Saturday, October 28, 2023

The Illusion of Time

A quick one, and a bit of an unusual one for this blog. Time - is it an illusion?

Personally, it's my view that 'time' isn't real in a scientific sense. I believe it only really exists conceptually. (This topic popped up on Twitter, thanks to Elon Musk, so that's why I'm now posting about it here.)

Time is just general movement (all the things that are generally happening), measured against a regular, repeating movement.

People have this idea that time is a thing that exists, that we're all moving through, but I don't think that's the case. There's just movement, and the concept of time arises from things moving. Things don't move in, or through time. Time springs out as a concept from the movement. So essentially there is no time, just things moving.

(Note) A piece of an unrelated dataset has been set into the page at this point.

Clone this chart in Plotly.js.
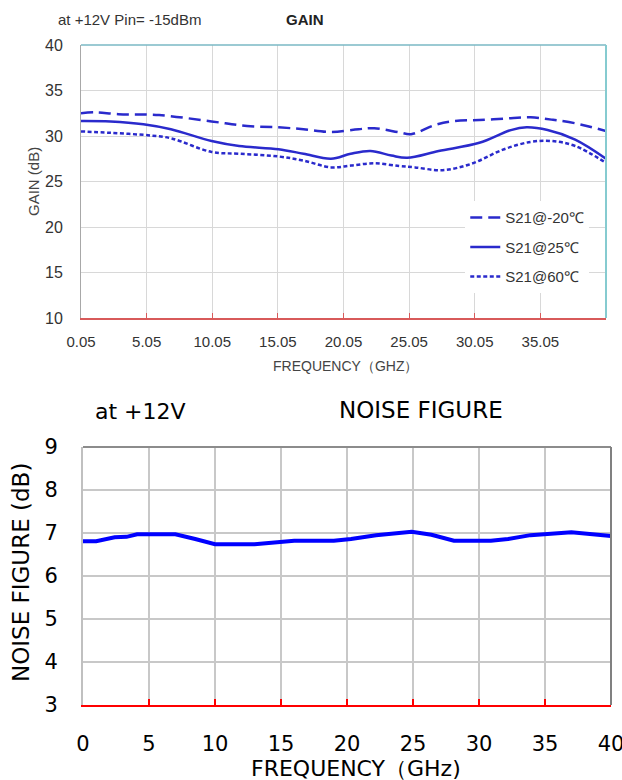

You could say there is no time, only change. Things change (move), and time is just a name for change when it's measured against something that changes predictably or uniformly.

Example

Often we'll have time represented, as a real thing, in an equation. For example, if we were measuring how fast a car was travelling we'd use the equation:

Speed = Distance/Time

Where we measure the distance travelled in a given time by the car to get the speed.

However, though it's handy to think in terms of time, the reality is we're not measuring the distance relative to time - we're measuring it relative to a clock.

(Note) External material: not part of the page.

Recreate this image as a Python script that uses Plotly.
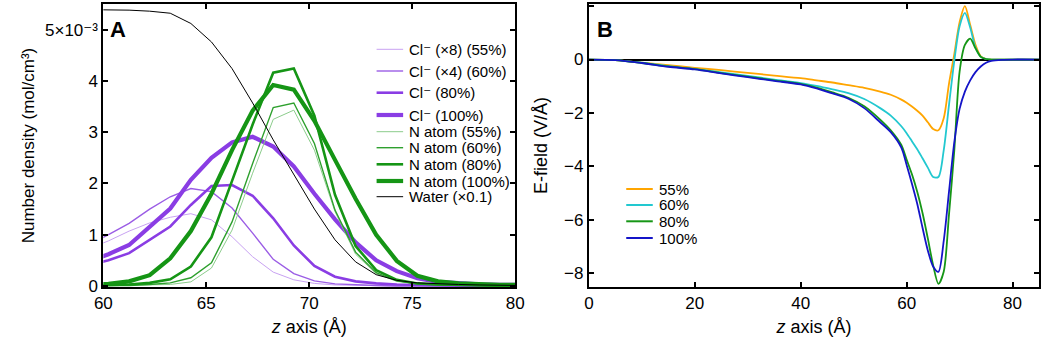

Let's say it's a watch with a ticking second hand, and the car travels 600 meters in 60 seconds.

The ticking second hand is moving.

So though we think in terms of time ..and measure the speed as 600/60 (distance/time), giving us 10 meters per second. The reality is we're actually measuring the movement of the car, against the movement of the second hand.

We're saying: As the second hand moved sixty times the car moved 600 meters.

..But!

Now you might be saying "..But the second hand is measuring a second of time with each tick!"

However, what is a second?

It's a division of a minute, which is a division of an hour, which is a division of a day.

And what is a day?

It's the Earth moving around the Sun.

So the original clock - the heavenly motion of the Sun - is again just a repeating movement. We're measuring the things on Earth against the regular, repeating motion of the Sun.

If you travel 100 miles in 5 days you might think in terms of time, but again, in reality, it's a case that as the Sun travelled around 5 times you travelled 100 miles. It's movement measured against movement. Not against some imagined corridor of time we're all travelling through.

And all clocks are the same. They all provide a regular motion against which we can measure all other motion. Whether it's the ticking hand of a watch, the Sun or Moon, or an atomic clock.

So ultimately we're always measuring things relative to movement.